# DO THIS:
Both boundary lines count: repeat, exactly and alone, the lines from the one containing "Reproduce this chart with matplotlib." to the one containing "axa.patch.set_alpha(0)", with pictures left out.

# DATA FOR PROCESSING:
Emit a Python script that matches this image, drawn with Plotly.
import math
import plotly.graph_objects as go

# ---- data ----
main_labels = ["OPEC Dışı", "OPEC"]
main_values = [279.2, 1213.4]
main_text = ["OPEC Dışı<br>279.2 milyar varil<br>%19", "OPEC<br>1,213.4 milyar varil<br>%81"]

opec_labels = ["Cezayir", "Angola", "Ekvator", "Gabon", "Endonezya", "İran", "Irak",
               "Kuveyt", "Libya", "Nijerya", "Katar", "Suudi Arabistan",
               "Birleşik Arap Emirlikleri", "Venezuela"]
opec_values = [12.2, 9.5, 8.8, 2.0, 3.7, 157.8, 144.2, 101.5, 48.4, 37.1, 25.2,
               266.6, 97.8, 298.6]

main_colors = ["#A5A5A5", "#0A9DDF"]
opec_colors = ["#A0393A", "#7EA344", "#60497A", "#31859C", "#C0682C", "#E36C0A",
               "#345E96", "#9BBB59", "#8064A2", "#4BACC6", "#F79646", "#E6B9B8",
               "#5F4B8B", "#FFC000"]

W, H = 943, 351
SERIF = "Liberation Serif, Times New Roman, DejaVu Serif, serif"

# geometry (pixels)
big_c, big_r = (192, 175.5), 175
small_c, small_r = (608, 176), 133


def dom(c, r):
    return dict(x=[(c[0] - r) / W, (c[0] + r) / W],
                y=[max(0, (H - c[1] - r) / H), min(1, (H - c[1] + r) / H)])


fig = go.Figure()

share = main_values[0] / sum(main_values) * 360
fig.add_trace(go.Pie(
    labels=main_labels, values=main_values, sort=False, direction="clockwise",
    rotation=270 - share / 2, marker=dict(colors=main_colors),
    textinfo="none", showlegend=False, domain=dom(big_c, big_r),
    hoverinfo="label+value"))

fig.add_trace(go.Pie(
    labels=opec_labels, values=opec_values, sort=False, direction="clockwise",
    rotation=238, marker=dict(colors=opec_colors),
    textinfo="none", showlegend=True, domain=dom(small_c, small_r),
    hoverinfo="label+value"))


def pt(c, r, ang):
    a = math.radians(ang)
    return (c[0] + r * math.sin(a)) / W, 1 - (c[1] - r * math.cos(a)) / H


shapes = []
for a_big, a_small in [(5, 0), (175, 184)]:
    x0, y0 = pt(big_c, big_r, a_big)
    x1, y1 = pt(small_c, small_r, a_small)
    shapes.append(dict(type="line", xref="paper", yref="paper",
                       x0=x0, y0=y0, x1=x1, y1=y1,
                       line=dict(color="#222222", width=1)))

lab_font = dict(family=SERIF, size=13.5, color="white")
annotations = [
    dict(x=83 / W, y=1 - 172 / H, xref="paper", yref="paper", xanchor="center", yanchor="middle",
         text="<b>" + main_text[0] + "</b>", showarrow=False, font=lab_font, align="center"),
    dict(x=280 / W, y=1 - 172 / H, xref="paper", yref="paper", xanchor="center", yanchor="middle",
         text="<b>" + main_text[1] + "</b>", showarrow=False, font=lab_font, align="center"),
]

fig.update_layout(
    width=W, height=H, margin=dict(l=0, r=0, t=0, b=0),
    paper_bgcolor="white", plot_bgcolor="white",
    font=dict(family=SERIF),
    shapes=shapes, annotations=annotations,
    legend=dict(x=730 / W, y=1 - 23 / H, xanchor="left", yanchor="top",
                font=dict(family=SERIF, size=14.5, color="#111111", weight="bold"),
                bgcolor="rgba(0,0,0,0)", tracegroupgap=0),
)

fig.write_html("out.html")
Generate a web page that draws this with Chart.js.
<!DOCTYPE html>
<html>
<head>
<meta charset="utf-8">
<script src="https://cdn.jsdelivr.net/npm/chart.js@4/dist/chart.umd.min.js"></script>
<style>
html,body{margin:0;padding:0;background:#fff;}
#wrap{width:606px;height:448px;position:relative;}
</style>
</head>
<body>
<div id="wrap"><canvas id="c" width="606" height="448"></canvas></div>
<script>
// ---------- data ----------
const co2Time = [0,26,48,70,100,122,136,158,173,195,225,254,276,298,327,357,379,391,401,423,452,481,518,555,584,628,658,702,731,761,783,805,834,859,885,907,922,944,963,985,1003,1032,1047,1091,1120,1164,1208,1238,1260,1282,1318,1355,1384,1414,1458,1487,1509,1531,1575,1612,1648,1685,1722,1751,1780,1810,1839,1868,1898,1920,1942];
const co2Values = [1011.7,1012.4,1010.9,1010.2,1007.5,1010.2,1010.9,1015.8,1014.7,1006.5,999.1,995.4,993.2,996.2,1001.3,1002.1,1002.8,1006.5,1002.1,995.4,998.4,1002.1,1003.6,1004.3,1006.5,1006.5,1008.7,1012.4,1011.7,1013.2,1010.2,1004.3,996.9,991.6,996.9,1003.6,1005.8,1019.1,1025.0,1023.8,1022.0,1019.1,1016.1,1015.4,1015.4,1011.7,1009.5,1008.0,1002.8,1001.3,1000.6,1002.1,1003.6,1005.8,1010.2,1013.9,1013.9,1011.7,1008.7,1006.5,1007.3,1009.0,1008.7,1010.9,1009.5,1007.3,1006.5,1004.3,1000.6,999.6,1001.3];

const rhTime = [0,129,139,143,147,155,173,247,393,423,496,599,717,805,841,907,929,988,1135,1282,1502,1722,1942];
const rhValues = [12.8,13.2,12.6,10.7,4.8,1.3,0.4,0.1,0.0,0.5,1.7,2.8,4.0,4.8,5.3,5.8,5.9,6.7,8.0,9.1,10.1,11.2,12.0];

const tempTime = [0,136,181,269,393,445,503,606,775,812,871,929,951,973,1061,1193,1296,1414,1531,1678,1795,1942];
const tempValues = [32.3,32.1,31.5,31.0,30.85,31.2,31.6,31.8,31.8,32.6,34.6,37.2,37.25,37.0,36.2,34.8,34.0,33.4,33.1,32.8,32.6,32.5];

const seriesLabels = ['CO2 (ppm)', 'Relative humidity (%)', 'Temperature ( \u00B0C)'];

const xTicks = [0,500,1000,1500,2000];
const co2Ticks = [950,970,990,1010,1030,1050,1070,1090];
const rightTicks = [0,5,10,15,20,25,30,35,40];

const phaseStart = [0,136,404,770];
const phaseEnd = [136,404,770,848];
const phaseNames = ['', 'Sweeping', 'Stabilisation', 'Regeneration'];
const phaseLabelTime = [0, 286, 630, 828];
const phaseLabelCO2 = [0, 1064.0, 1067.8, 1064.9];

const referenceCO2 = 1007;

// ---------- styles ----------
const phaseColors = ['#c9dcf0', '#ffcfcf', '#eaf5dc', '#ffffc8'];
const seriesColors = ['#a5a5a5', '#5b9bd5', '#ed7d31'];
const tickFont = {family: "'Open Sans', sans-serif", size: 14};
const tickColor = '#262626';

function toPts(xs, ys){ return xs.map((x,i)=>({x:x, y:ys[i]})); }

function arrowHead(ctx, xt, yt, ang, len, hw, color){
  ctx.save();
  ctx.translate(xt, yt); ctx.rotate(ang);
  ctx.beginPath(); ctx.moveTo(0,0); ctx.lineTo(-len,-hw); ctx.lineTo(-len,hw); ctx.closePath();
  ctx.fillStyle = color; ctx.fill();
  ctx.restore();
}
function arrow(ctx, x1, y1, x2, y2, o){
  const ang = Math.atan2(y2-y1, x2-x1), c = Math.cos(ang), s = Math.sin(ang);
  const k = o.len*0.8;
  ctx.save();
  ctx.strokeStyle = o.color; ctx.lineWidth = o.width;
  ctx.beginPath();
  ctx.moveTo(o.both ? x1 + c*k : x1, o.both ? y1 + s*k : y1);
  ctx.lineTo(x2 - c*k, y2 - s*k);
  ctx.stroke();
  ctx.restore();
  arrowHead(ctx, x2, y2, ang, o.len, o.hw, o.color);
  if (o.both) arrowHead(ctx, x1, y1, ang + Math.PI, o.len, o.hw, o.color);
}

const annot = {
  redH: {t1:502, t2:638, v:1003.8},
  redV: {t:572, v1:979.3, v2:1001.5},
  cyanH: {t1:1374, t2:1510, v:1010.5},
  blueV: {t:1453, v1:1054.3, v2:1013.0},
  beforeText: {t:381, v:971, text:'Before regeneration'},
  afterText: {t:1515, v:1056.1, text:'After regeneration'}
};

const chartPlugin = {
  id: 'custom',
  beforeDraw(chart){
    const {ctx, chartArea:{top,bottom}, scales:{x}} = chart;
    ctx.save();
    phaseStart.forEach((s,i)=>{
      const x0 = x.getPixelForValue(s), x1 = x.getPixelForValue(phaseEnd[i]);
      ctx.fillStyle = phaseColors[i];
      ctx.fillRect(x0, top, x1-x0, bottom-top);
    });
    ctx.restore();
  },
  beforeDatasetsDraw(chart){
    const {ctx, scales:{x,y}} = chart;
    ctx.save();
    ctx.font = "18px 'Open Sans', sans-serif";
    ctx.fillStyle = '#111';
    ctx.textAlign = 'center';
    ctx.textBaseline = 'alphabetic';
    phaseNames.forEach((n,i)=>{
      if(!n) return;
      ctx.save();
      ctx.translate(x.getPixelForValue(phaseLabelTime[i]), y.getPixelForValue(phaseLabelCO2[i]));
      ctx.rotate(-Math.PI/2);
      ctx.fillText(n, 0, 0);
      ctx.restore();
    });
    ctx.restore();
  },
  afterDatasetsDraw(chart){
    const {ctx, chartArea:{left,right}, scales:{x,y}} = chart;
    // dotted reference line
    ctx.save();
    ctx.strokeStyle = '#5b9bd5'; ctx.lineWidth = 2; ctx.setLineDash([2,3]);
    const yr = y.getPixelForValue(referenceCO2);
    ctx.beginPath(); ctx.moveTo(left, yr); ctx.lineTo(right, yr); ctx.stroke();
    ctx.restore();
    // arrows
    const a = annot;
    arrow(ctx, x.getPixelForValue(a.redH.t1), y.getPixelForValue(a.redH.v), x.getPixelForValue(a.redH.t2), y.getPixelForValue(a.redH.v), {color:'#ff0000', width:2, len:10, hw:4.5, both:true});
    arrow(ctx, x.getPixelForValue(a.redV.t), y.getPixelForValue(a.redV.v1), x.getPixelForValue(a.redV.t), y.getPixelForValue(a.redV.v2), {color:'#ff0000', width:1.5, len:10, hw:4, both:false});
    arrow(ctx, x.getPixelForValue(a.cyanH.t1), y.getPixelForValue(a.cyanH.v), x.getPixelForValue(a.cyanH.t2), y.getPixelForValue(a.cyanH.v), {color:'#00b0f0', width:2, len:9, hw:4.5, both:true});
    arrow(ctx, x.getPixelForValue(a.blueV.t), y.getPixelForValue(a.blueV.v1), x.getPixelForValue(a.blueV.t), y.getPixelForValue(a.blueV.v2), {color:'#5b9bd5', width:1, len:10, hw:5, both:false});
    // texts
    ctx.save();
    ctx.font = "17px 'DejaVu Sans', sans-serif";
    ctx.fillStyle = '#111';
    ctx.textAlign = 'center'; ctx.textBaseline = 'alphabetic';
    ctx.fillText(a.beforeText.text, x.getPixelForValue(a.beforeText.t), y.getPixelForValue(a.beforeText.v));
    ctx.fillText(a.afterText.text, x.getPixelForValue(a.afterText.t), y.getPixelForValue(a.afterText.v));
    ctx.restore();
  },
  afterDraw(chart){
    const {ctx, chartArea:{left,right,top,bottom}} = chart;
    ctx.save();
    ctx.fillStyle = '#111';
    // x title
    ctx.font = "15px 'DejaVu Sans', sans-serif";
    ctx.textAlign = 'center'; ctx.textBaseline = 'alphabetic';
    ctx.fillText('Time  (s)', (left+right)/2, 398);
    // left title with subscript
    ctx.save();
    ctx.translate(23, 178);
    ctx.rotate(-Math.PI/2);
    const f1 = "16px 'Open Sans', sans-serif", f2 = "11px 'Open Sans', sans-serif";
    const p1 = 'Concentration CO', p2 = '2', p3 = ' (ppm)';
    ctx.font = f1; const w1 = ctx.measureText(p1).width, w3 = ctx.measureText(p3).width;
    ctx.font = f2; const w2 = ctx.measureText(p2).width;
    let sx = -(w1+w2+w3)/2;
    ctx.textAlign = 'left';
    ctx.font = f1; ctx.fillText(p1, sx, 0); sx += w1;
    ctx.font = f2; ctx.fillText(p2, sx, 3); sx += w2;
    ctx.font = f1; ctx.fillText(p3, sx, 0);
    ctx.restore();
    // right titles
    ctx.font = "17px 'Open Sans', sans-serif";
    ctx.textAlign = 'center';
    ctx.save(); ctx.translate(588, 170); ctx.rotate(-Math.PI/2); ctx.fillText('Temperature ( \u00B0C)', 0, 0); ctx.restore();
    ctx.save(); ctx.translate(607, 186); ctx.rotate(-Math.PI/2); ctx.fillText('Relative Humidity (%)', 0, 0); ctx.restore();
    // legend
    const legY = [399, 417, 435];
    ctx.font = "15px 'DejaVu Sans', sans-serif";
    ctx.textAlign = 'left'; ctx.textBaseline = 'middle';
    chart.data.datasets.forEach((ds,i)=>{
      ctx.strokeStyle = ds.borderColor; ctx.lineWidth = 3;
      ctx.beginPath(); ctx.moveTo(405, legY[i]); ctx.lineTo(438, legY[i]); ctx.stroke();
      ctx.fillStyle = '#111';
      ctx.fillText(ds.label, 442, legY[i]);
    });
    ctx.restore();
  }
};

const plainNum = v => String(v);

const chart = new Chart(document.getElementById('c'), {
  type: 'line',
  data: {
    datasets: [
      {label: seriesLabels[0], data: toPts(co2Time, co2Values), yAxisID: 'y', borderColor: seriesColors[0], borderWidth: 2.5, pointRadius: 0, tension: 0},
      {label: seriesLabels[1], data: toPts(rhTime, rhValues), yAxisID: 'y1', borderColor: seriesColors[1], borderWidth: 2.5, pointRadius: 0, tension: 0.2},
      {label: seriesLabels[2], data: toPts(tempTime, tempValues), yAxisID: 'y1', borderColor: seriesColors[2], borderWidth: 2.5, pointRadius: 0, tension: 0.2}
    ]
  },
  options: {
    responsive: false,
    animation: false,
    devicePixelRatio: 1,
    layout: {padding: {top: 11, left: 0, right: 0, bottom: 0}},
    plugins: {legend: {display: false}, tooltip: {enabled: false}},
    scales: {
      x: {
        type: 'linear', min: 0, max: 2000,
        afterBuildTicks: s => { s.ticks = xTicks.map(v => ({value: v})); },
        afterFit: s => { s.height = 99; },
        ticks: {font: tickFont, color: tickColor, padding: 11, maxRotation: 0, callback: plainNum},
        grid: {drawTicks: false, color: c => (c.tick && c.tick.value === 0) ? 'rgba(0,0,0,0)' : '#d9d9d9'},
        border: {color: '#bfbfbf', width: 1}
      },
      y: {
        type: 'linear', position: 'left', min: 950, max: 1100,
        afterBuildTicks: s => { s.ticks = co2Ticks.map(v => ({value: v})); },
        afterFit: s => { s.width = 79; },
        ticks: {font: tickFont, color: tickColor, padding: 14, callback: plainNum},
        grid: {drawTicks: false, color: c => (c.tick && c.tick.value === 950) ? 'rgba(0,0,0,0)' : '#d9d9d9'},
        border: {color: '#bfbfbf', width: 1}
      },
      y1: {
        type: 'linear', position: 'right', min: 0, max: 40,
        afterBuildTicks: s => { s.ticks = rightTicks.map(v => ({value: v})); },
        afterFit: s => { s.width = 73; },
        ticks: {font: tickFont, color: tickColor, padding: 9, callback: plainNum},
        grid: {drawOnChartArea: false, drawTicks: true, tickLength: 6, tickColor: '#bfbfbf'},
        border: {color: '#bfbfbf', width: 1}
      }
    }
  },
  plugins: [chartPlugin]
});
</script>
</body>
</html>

--

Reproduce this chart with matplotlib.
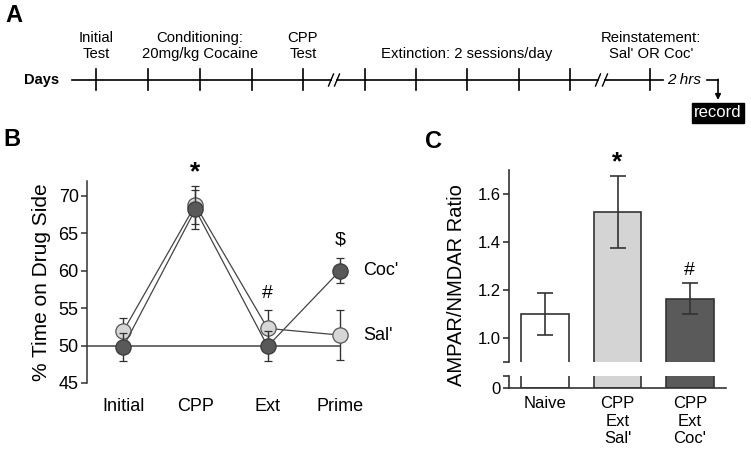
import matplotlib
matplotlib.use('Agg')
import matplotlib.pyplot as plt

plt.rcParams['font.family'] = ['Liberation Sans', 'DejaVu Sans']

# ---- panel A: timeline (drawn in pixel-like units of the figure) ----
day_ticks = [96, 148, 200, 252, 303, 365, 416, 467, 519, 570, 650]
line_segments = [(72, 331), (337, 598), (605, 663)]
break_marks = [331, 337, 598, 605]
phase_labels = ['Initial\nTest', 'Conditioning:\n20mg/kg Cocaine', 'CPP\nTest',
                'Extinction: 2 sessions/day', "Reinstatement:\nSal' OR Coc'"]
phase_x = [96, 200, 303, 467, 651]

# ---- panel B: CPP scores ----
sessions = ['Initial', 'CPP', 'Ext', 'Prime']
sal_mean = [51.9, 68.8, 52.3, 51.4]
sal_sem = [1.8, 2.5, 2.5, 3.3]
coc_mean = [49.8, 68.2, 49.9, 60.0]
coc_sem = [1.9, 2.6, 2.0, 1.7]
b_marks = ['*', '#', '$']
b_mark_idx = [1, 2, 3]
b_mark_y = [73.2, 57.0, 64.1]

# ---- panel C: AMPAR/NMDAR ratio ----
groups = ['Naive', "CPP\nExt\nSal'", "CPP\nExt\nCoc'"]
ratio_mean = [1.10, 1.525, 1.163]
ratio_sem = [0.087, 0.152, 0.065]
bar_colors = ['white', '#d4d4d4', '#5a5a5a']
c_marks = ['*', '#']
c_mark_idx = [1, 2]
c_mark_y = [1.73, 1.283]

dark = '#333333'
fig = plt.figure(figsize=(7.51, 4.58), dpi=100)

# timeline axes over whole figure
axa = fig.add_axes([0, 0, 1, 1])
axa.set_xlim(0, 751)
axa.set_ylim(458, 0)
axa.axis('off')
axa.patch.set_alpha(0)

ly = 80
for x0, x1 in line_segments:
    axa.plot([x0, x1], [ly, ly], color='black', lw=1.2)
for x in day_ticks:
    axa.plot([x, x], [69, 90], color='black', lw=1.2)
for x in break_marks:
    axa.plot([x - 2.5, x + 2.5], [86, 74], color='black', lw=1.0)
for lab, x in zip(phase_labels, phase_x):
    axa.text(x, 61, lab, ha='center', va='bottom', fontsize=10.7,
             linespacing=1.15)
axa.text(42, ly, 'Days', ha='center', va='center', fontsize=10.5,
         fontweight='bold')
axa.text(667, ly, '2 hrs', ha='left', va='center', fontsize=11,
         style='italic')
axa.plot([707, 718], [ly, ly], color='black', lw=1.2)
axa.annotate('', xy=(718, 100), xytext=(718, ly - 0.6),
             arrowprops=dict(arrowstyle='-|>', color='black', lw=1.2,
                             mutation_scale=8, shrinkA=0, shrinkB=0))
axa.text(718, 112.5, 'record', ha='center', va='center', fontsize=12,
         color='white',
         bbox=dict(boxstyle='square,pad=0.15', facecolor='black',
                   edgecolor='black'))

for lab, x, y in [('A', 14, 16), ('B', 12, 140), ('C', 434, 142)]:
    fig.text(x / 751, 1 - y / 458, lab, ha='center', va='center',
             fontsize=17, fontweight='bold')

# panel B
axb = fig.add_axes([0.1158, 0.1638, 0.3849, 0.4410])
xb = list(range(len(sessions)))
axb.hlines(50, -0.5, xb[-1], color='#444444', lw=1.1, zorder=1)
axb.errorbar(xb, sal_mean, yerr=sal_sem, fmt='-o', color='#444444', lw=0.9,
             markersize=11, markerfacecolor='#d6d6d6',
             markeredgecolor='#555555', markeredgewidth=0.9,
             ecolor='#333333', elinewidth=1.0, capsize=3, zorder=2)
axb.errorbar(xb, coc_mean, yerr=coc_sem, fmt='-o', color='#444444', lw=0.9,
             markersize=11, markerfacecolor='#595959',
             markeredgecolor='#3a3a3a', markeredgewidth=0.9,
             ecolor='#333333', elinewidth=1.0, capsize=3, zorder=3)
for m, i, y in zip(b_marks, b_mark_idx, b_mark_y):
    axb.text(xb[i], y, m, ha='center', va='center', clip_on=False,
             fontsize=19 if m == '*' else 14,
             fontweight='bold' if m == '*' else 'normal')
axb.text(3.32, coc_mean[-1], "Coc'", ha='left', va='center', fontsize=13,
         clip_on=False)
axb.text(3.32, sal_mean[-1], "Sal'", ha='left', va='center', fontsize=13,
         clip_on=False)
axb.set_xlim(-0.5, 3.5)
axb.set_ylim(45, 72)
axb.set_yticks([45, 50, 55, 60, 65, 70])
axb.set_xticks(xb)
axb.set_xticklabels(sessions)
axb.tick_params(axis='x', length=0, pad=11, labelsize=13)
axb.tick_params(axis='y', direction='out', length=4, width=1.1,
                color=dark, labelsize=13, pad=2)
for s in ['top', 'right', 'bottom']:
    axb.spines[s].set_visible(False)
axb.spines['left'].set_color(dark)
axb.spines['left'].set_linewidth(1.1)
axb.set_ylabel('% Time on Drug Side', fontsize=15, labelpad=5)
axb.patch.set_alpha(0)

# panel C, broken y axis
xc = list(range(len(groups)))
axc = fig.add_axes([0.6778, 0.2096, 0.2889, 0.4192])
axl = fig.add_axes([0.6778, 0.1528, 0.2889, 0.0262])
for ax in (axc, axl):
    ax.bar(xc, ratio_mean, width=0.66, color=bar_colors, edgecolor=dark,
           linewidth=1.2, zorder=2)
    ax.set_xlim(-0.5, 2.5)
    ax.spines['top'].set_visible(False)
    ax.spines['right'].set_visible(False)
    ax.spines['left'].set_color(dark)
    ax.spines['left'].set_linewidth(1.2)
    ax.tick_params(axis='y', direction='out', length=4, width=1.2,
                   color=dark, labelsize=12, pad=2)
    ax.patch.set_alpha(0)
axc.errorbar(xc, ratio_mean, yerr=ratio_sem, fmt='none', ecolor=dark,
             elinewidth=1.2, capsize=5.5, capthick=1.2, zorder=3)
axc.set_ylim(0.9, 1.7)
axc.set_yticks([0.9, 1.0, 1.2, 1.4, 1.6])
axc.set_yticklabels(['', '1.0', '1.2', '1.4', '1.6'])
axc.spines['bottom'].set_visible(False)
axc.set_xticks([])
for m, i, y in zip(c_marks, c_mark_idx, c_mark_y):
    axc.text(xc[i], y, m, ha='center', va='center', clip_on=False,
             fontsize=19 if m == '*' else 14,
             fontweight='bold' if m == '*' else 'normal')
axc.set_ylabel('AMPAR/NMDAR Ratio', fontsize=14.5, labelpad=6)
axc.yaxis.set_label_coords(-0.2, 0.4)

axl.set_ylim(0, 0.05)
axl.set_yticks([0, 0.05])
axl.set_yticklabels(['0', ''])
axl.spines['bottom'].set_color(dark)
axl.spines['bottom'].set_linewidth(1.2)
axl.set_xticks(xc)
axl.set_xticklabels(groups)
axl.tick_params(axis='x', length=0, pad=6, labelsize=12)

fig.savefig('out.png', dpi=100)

# ANSWER TO THE EXERCISE:
Reproduce this chart with matplotlib.
import matplotlib
matplotlib.use('Agg')
import matplotlib.pyplot as plt

plt.rcParams['font.family'] = ['Liberation Sans', 'DejaVu Sans']

# ---- panel A: timeline (drawn in pixel-like units of the figure) ----
day_ticks = [96, 148, 200, 252, 303, 365, 416, 467, 519, 570, 650]
line_segments = [(72, 331), (337, 598), (605, 663)]
break_marks = [331, 337, 598, 605]
phase_labels = ['Initial\nTest', 'Conditioning:\n20mg/kg Cocaine', 'CPP\nTest',
                'Extinction: 2 sessions/day', "Reinstatement:\nSal' OR Coc'"]
phase_x = [96, 200, 303, 467, 651]

# ---- panel B: CPP scores ----
sessions = ['Initial', 'CPP', 'Ext', 'Prime']
sal_mean = [51.9, 68.8, 52.3, 51.4]
sal_sem = [1.8, 2.5, 2.5, 3.3]
coc_mean = [49.8, 68.2, 49.9, 60.0]
coc_sem = [1.9, 2.6, 2.0, 1.7]
b_marks = ['*', '#', '$']
b_mark_idx = [1, 2, 3]
b_mark_y = [73.2, 57.0, 64.1]

# ---- panel C: AMPAR/NMDAR ratio ----
groups = ['Naive', "CPP\nExt\nSal'", "CPP\nExt\nCoc'"]
ratio_mean = [1.10, 1.525, 1.163]
ratio_sem = [0.087, 0.152, 0.065]
bar_colors = ['white', '#d4d4d4', '#5a5a5a']
c_marks = ['*', '#']
c_mark_idx = [1, 2]
c_mark_y = [1.73, 1.283]

dark = '#333333'
fig = plt.figure(figsize=(7.51, 4.58), dpi=100)

# timeline axes over whole figure
axa = fig.add_axes([0, 0, 1, 1])
axa.set_xlim(0, 751)
axa.set_ylim(458, 0)
axa.axis('off')
axa.patch.set_alpha(0)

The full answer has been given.